Interop: Green IT in the spotlight

IT execs debate impetus for green IT: saving money or social responsibility

Is green IT about saving money or social responsibility?

The topic was tackled during two conference sessions at this week's Interop New York trade show. The consensus was that it could be both -- but the real driver towards a green initiative is greenbacks.

"It's cyclical," said Paul Dunn, senior network analyst for Miami-Dade Public Schools, about the push for environmental responsibility. "In the mid-1980s and 90s, there was a green initiative that faded away for a while. The trend to save money is a no-brainer, even if the (ecological) trend goes away."

"It's about efficiency as much as it is about anything else," said Johna Till Johnson, president and senior founding partner of Nemertes Research, of the dual-pronged impetus for green initiatives.

The drivers are there: Most servers use 50 percent of their rated power even when idle, so they're using 50 percent of electricity but doing 5 percent work, Johnson said.
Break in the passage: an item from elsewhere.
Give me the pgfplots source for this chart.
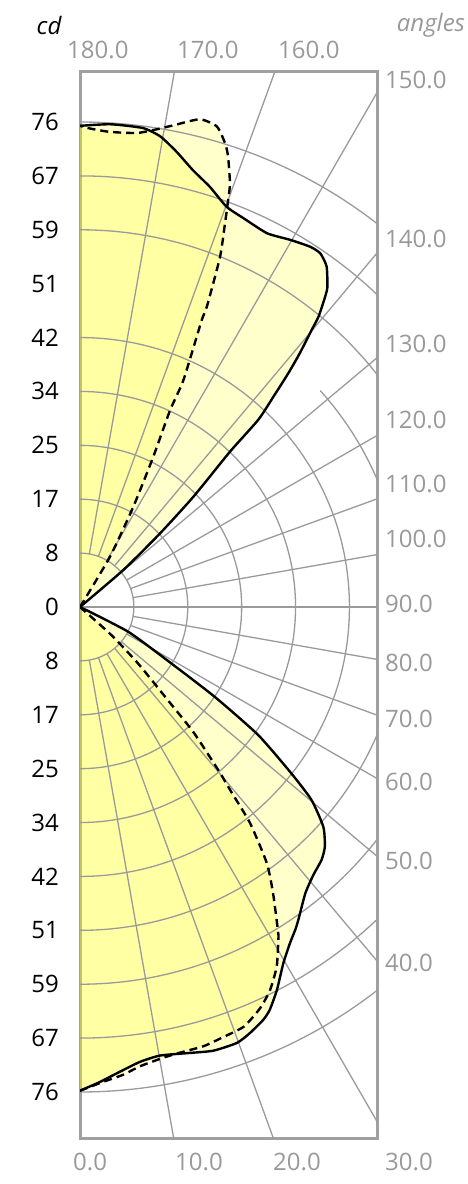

That means that for every 100 servers only five are in use. Turning off the other 95 would result in 47.5 percent efficiency, she said. In addition, for every productive dollar gained from servers, almost two dollars are wasted in UPS, AC/DC conversions and fans, Johnson said.

Even so, 80 percent of companies recently surveyed by Nemertes have no corporate green policies; only 13 percent knew data center energy costs; only 3 percent turn off their servers when not in use; and desktops are left on 50 percent of the time.

Just turning off servers and desktops when they are not in use can cut power bills for those devices by 40 percent, Johnson said.

That's what Miami-Dade Public Schools did. The school has 120,000 endpoints deployed over 370 sites and used to keep the computers on 24/7, 365 days a year for patch management, Dunn said.

Then Florida had a statewide budget crunch so school districts across the state had to find ways to save money. Turning the systems off has saved Miami-Dade US$4.2 million since last October, and reduced its carbon footprint by 50 million pounds, Dunn said.

Clearly, Miami-Dade's initiative began as a cost saving measure. But it did require the cooperation and support of the faculty and students at each school, Dunn said.

"We had to go to the CFO to get the project and funding approved," he said. "We were spending $8 million per year in electricity just to keep computers going. But the buy-in had to be from grass roots, the school sites. Their cooperation made it happen. Kids don't care about saving money but they do care about green initiatives."